Exercise description: Find the word "that" in the data. Return every line where it appears.

Entries shown:
########################################

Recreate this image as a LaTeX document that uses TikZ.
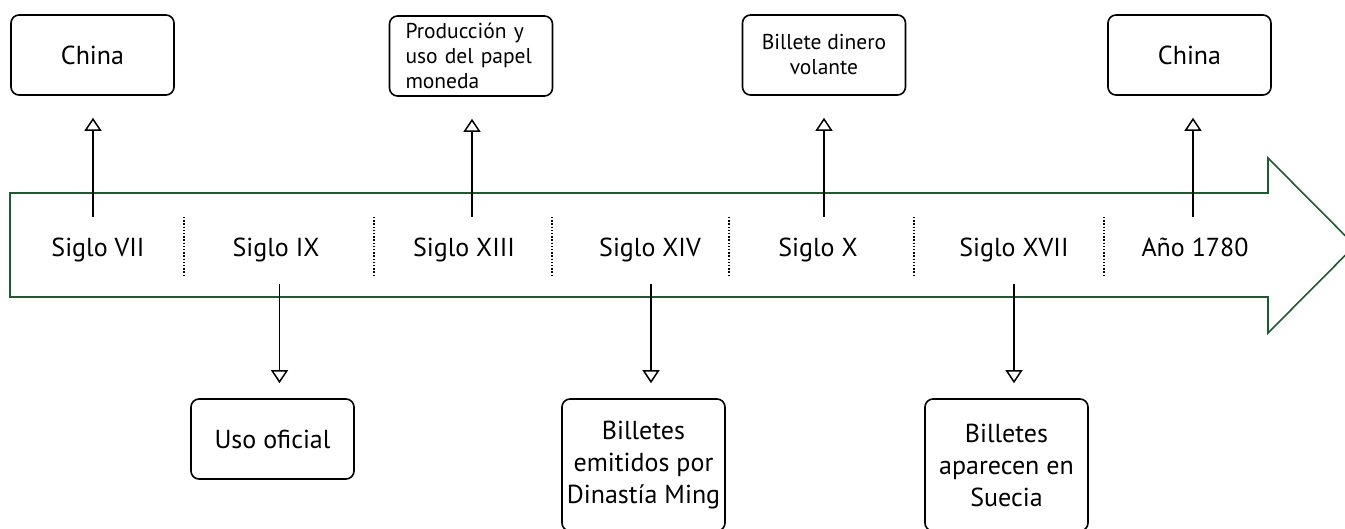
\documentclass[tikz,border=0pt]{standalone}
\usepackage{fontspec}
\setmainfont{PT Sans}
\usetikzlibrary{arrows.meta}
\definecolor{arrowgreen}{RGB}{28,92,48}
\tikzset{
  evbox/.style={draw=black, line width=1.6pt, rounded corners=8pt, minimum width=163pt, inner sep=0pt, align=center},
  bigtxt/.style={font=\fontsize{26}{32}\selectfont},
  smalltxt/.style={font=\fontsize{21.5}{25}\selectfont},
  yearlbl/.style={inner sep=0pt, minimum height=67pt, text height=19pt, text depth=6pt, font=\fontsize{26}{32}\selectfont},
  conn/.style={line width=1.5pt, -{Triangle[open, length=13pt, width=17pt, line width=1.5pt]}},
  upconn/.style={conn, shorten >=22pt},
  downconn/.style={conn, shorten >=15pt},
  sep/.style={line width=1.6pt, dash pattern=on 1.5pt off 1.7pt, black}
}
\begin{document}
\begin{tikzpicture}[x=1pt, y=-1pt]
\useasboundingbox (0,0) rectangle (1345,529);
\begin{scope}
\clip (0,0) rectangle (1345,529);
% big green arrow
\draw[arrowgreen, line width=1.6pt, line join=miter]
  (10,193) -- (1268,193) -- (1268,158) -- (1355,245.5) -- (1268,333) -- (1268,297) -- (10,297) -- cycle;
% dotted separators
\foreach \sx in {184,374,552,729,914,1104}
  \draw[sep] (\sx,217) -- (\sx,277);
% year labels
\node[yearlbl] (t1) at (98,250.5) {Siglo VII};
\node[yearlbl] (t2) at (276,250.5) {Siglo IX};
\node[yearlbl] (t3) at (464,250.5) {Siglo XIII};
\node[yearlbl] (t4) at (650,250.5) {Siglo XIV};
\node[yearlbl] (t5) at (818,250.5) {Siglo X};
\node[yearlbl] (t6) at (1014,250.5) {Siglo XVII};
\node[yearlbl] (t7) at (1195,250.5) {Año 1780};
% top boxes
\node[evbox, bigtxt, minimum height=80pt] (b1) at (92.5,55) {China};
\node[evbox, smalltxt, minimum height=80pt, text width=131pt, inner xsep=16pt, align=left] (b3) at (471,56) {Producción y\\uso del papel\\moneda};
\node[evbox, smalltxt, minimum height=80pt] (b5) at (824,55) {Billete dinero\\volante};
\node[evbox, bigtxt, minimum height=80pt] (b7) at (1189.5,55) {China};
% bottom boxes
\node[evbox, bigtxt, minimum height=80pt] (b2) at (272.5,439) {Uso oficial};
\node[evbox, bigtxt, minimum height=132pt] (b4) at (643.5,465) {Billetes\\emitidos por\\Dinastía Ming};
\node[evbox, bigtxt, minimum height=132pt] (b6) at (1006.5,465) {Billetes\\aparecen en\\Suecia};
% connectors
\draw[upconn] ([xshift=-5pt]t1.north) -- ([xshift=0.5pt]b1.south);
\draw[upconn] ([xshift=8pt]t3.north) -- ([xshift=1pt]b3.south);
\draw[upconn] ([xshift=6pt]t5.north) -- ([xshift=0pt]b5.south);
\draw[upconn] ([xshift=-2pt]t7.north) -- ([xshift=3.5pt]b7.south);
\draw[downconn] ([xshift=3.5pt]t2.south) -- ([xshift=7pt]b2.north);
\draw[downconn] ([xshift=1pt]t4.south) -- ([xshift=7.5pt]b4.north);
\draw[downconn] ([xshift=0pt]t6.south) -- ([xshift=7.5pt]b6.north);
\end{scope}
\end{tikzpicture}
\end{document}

########################################

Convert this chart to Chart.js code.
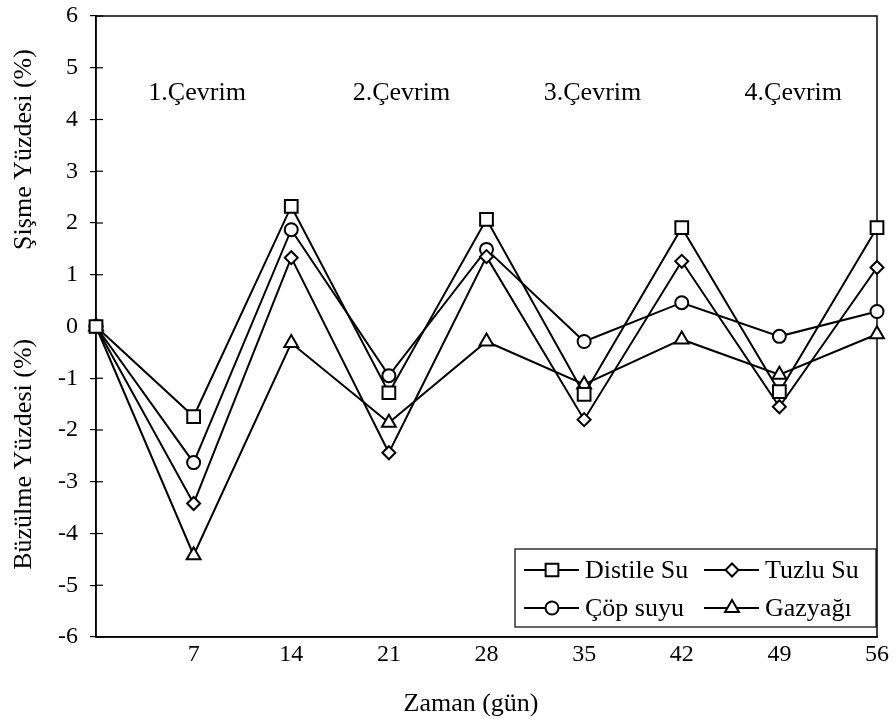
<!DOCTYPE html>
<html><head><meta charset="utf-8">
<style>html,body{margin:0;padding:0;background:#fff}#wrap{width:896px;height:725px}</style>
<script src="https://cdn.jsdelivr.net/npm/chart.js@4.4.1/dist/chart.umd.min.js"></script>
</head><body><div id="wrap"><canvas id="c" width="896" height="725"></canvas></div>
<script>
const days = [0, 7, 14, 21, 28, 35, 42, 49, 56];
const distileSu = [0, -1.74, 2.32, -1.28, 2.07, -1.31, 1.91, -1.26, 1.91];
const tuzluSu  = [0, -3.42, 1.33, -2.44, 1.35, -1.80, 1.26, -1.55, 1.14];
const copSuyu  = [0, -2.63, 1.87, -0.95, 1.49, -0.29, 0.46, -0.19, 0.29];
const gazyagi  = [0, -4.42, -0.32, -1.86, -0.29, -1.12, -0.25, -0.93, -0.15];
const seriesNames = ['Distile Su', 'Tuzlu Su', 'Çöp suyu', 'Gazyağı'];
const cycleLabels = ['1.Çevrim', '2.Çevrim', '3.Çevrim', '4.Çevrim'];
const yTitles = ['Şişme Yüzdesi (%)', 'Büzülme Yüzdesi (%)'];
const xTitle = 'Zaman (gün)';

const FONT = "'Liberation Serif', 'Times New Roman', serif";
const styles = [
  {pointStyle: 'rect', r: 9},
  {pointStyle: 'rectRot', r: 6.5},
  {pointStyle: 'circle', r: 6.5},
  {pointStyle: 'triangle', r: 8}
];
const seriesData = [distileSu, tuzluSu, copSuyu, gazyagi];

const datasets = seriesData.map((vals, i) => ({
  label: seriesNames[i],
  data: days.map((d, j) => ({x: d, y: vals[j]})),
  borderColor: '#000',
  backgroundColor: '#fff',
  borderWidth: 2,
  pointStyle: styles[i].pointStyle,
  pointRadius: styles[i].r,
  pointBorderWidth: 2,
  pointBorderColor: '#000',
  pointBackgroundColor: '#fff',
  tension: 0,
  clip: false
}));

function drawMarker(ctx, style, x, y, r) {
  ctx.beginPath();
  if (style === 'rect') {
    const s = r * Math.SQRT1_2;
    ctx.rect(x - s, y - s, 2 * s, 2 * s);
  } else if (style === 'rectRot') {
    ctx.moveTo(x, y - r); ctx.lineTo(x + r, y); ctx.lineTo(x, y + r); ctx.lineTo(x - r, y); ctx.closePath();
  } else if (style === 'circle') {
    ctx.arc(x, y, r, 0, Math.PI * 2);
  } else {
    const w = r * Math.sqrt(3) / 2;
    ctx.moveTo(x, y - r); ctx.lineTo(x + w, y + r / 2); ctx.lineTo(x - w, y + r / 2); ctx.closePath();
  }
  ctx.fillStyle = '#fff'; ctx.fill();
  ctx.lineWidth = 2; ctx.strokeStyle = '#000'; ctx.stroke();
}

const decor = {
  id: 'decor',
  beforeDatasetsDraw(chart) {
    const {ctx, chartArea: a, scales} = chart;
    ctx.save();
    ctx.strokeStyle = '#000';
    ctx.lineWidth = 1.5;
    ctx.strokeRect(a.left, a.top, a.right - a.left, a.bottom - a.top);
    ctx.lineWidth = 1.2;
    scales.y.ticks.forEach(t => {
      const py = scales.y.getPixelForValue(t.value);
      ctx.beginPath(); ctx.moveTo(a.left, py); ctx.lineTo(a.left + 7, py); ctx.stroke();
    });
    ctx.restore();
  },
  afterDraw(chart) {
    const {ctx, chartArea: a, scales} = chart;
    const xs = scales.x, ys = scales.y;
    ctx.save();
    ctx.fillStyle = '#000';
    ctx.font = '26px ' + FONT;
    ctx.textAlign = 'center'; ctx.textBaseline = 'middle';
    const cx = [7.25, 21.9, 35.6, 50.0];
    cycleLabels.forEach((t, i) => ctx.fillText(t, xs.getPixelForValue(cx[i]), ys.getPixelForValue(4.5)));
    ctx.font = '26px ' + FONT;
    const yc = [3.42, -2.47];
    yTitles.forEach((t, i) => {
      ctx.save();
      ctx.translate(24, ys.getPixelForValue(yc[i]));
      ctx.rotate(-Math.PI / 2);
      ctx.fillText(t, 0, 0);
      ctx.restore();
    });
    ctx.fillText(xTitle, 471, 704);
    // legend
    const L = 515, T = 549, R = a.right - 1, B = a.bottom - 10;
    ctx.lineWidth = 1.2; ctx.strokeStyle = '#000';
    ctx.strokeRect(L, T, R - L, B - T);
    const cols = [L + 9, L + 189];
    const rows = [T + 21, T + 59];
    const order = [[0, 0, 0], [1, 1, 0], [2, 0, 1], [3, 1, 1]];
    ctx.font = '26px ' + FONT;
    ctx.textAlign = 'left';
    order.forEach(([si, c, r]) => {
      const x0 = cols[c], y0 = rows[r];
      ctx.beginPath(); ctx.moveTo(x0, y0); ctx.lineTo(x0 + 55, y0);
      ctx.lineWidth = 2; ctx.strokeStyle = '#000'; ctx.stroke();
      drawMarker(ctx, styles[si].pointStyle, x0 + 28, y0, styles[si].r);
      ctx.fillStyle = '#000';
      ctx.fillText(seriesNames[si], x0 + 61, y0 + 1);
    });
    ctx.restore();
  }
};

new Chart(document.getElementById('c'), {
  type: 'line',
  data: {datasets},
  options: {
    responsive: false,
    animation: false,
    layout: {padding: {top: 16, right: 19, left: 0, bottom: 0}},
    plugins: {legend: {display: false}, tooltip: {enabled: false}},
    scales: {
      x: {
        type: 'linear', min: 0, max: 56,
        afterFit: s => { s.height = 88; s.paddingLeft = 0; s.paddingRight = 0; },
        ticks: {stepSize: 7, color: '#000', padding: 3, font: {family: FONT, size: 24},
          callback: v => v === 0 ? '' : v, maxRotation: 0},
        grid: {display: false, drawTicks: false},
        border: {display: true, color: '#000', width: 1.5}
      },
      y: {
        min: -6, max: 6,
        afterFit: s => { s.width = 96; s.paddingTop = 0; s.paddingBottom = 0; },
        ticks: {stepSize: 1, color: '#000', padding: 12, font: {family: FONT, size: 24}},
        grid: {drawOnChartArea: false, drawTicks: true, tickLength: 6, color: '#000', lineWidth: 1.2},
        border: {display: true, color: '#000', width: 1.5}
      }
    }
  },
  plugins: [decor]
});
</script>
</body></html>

########################################

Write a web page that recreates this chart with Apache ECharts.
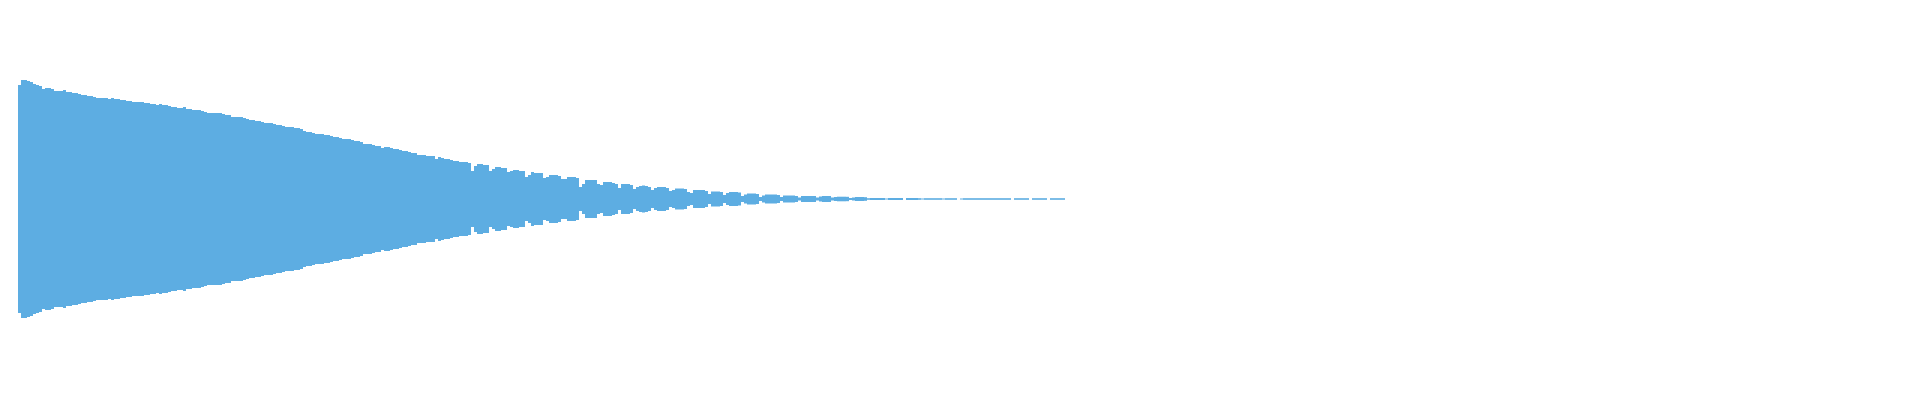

########################################

Solution to this task:
Recreate this image as a LaTeX document that uses TikZ.
Write a web page that recreates this chart with Apache ECharts.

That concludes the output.